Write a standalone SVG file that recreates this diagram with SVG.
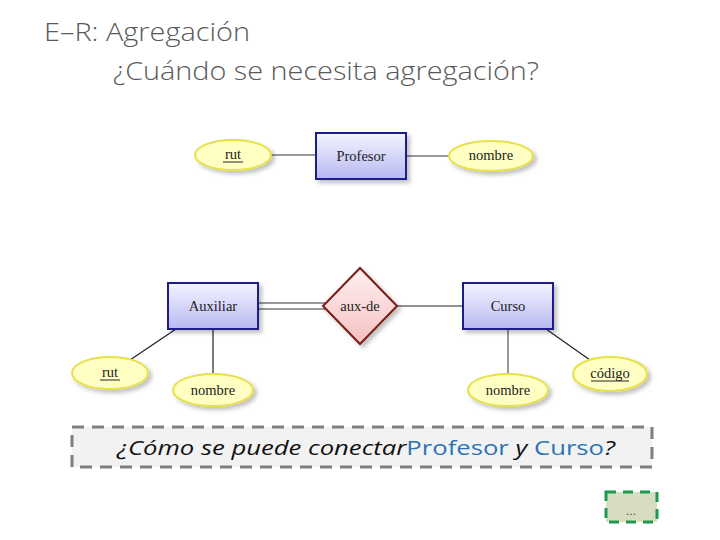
<svg xmlns="http://www.w3.org/2000/svg" width="720" height="540" viewBox="0 0 720 540">
<style>
.title{font-family:"Open Sans","Liberation Sans",sans-serif;font-weight:300;fill:#595959}
.lbl{font-family:"Liberation Serif","DejaVu Serif",serif;font-size:14.5px;fill:#222;text-anchor:middle}
.ent{fill:url(#entG);stroke:#1c1c8a;stroke-width:2}
.att{fill:#ffffc4;stroke:#e6e04a;stroke-width:2}
.rel{fill:url(#relG);stroke:#7a1a1a;stroke-width:2}
.ln{stroke:#777;stroke-width:1.5;fill:none}
.lk{stroke:#222;stroke-width:1.2;fill:none}
.q{font-family:"Open Sans","Liberation Sans",sans-serif;font-size:20px}
</style>
<defs>
<linearGradient id="entG" x1="0" y1="0" x2="0" y2="1"><stop offset="0" stop-color="#f4f4ff"/><stop offset="1" stop-color="#b8b8f2"/></linearGradient>
<linearGradient id="relG" x1="0" y1="0" x2="0" y2="1"><stop offset="0" stop-color="#fff0f0"/><stop offset="1" stop-color="#f6c0c0"/></linearGradient>
<filter id="sh" x="-20%" y="-20%" width="150%" height="160%"><feDropShadow dx="3" dy="3" stdDeviation="2" flood-color="#000" flood-opacity="0.25"/></filter>
</defs>
<text class="title" x="44" y="41" font-size="26" textLength="206" lengthAdjust="spacingAndGlyphs">E–R: Agregación</text>
<text class="title" x="113" y="80" font-size="26" textLength="426" lengthAdjust="spacingAndGlyphs">¿Cuándo se necesita agregación?</text>
<g id="connectors">
<line class="ln" x1="271" y1="155" x2="316" y2="155"/>
<line class="ln" x1="406" y1="156" x2="449" y2="156"/>
<line class="ln" x1="258" y1="303" x2="325" y2="303"/>
<line class="ln" x1="258" y1="309" x2="325" y2="309"/>
<line class="lk" x1="397" y1="306" x2="463" y2="306"/>
<line class="lk" x1="176" y1="329" x2="130" y2="360"/>
<line class="lk" x1="213" y1="329" x2="213" y2="374"/>
<line class="ln" x1="508" y1="329" x2="508" y2="374"/>
<line class="lk" x1="546" y1="329" x2="590" y2="360"/>
</g>
<g id="profesor"><rect class="ent" filter="url(#sh)" x="316" y="133" width="90" height="46"/><text class="lbl" x="361" y="161">Profesor</text></g>
<g id="rut1"><ellipse class="att" filter="url(#sh)" cx="233" cy="155" rx="38" ry="15"/><text class="lbl" x="233" y="159">rut</text><line x1="223" y1="162" x2="243" y2="162" stroke="#222" stroke-width="1"/></g>
<g id="nombre1"><ellipse class="att" filter="url(#sh)" cx="491" cy="156" rx="42" ry="15"/><text class="lbl" x="491" y="160">nombre</text></g>
<g id="auxiliar"><rect class="ent" filter="url(#sh)" x="168" y="283" width="90" height="46"/><text class="lbl" x="213" y="311">Auxiliar</text></g>
<g id="auxde"><polygon class="rel" filter="url(#sh)" points="360,268 397,306 360,344 323,306"/><text class="lbl" x="360" y="311">aux-de</text></g>
<g id="curso"><rect class="ent" filter="url(#sh)" x="463" y="283" width="90" height="46"/><text class="lbl" x="508" y="311">Curso</text></g>
<g id="rut2"><ellipse class="att" filter="url(#sh)" cx="110" cy="373" rx="38" ry="16"/><text class="lbl" x="110" y="377">rut</text><line x1="100" y1="380" x2="120" y2="380" stroke="#222" stroke-width="1"/></g>
<g id="nombre2"><ellipse class="att" filter="url(#sh)" cx="213" cy="390" rx="40" ry="16"/><text class="lbl" x="213" y="395">nombre</text></g>
<g id="nombre3"><ellipse class="att" filter="url(#sh)" cx="508" cy="390" rx="40" ry="16"/><text class="lbl" x="508" y="395">nombre</text></g>
<g id="codigo"><ellipse class="att" filter="url(#sh)" cx="610" cy="374" rx="37" ry="17"/><text class="lbl" x="610" y="378">código</text><line x1="591" y1="381" x2="629" y2="381" stroke="#222" stroke-width="1"/></g>
<g id="question">
<rect x="72" y="427" width="580" height="40" fill="#f2f2f2" stroke="#7f7f7f" stroke-width="3" stroke-dasharray="12,8"/>
<text class="q" x="117" y="455" textLength="498" lengthAdjust="spacingAndGlyphs"><tspan font-style="italic" fill="#111">¿Cómo se puede conectar</tspan><tspan fill="#2d73b4">Profesor </tspan><tspan font-style="italic" fill="#111">y </tspan><tspan fill="#2d73b4">Curso</tspan><tspan font-style="italic" fill="#111">?</tspan></text>
</g>
<g id="more">
<rect x="606" y="492" width="51" height="30" fill="#d8dcc0" stroke="#1e9a50" stroke-width="3" stroke-dasharray="10,7"/>
<text x="631" y="515" font-family="Liberation Sans,sans-serif" font-size="11" fill="#333" text-anchor="middle">…</text>
</g>
</svg>
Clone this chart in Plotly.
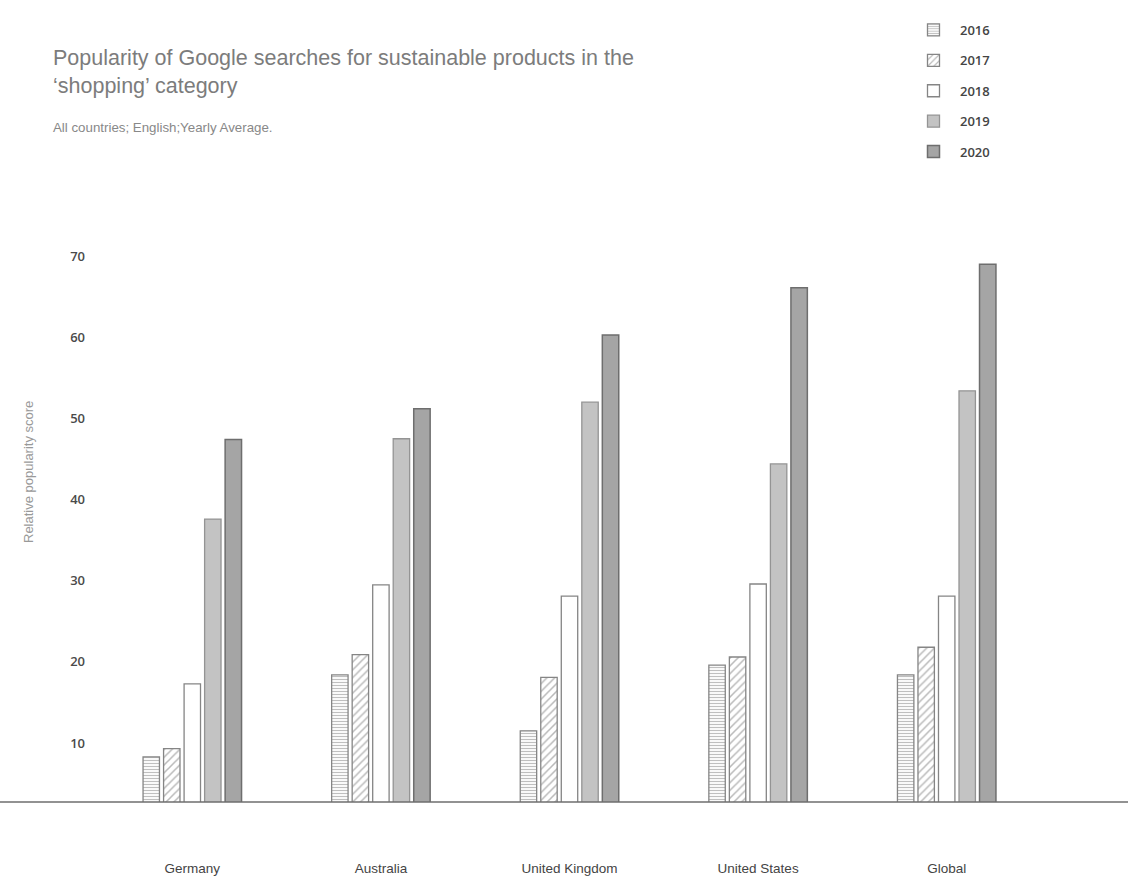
-- -- --
Task statement
Each record must be quoted in full and exactly. Do not include the pictures.

Expected output
Write a standalone SVG file that recreates this diagram with SVG.
<svg xmlns="http://www.w3.org/2000/svg" width="720" height="540" viewBox="0 0 720 540">
<style>
.title{font-family:"Open Sans","Liberation Sans",sans-serif;font-weight:300;fill:#595959}
.lbl{font-family:"Liberation Serif","DejaVu Serif",serif;font-size:14.5px;fill:#222;text-anchor:middle}
.ent{fill:url(#entG);stroke:#1c1c8a;stroke-width:2}
.att{fill:#ffffc4;stroke:#e6e04a;stroke-width:2}
.rel{fill:url(#relG);stroke:#7a1a1a;stroke-width:2}
.ln{stroke:#777;stroke-width:1.5;fill:none}
.lk{stroke:#222;stroke-width:1.2;fill:none}
.q{font-family:"Open Sans","Liberation Sans",sans-serif;font-size:20px}
</style>
<defs>
<linearGradient id="entG" x1="0" y1="0" x2="0" y2="1"><stop offset="0" stop-color="#f4f4ff"/><stop offset="1" stop-color="#b8b8f2"/></linearGradient>
<linearGradient id="relG" x1="0" y1="0" x2="0" y2="1"><stop offset="0" stop-color="#fff0f0"/><stop offset="1" stop-color="#f6c0c0"/></linearGradient>
<filter id="sh" x="-20%" y="-20%" width="150%" height="160%"><feDropShadow dx="3" dy="3" stdDeviation="2" flood-color="#000" flood-opacity="0.25"/></filter>
</defs>
<text class="title" x="44" y="41" font-size="26" textLength="206" lengthAdjust="spacingAndGlyphs">E–R: Agregación</text>
<text class="title" x="113" y="80" font-size="26" textLength="426" lengthAdjust="spacingAndGlyphs">¿Cuándo se necesita agregación?</text>
<g id="connectors">
<line class="ln" x1="271" y1="155" x2="316" y2="155"/>
<line class="ln" x1="406" y1="156" x2="449" y2="156"/>
<line class="ln" x1="258" y1="303" x2="325" y2="303"/>
<line class="ln" x1="258" y1="309" x2="325" y2="309"/>
<line class="lk" x1="397" y1="306" x2="463" y2="306"/>
<line class="lk" x1="176" y1="329" x2="130" y2="360"/>
<line class="lk" x1="213" y1="329" x2="213" y2="374"/>
<line class="ln" x1="508" y1="329" x2="508" y2="374"/>
<line class="lk" x1="546" y1="329" x2="590" y2="360"/>
</g>
<g id="profesor"><rect class="ent" filter="url(#sh)" x="316" y="133" width="90" height="46"/><text class="lbl" x="361" y="161">Profesor</text></g>
<g id="rut1"><ellipse class="att" filter="url(#sh)" cx="233" cy="155" rx="38" ry="15"/><text class="lbl" x="233" y="159">rut</text><line x1="223" y1="162" x2="243" y2="162" stroke="#222" stroke-width="1"/></g>
<g id="nombre1"><ellipse class="att" filter="url(#sh)" cx="491" cy="156" rx="42" ry="15"/><text class="lbl" x="491" y="160">nombre</text></g>
<g id="auxiliar"><rect class="ent" filter="url(#sh)" x="168" y="283" width="90" height="46"/><text class="lbl" x="213" y="311">Auxiliar</text></g>
<g id="auxde"><polygon class="rel" filter="url(#sh)" points="360,268 397,306 360,344 323,306"/><text class="lbl" x="360" y="311">aux-de</text></g>
<g id="curso"><rect class="ent" filter="url(#sh)" x="463" y="283" width="90" height="46"/><text class="lbl" x="508" y="311">Curso</text></g>
<g id="rut2"><ellipse class="att" filter="url(#sh)" cx="110" cy="373" rx="38" ry="16"/><text class="lbl" x="110" y="377">rut</text><line x1="100" y1="380" x2="120" y2="380" stroke="#222" stroke-width="1"/></g>
<g id="nombre2"><ellipse class="att" filter="url(#sh)" cx="213" cy="390" rx="40" ry="16"/><text class="lbl" x="213" y="395">nombre</text></g>
<g id="nombre3"><ellipse class="att" filter="url(#sh)" cx="508" cy="390" rx="40" ry="16"/><text class="lbl" x="508" y="395">nombre</text></g>
<g id="codigo"><ellipse class="att" filter="url(#sh)" cx="610" cy="374" rx="37" ry="17"/><text class="lbl" x="610" y="378">código</text><line x1="591" y1="381" x2="629" y2="381" stroke="#222" stroke-width="1"/></g>
<g id="question">
<rect x="72" y="427" width="580" height="40" fill="#f2f2f2" stroke="#7f7f7f" stroke-width="3" stroke-dasharray="12,8"/>
<text class="q" x="117" y="455" textLength="498" lengthAdjust="spacingAndGlyphs"><tspan font-style="italic" fill="#111">¿Cómo se puede conectar</tspan><tspan fill="#2d73b4">Profesor </tspan><tspan font-style="italic" fill="#111">y </tspan><tspan fill="#2d73b4">Curso</tspan><tspan font-style="italic" fill="#111">?</tspan></text>
</g>
<g id="more">
<rect x="606" y="492" width="51" height="30" fill="#d8dcc0" stroke="#1e9a50" stroke-width="3" stroke-dasharray="10,7"/>
<text x="631" y="515" font-family="Liberation Sans,sans-serif" font-size="11" fill="#333" text-anchor="middle">…</text>
</g>
</svg>
Clone this chart in Plotly.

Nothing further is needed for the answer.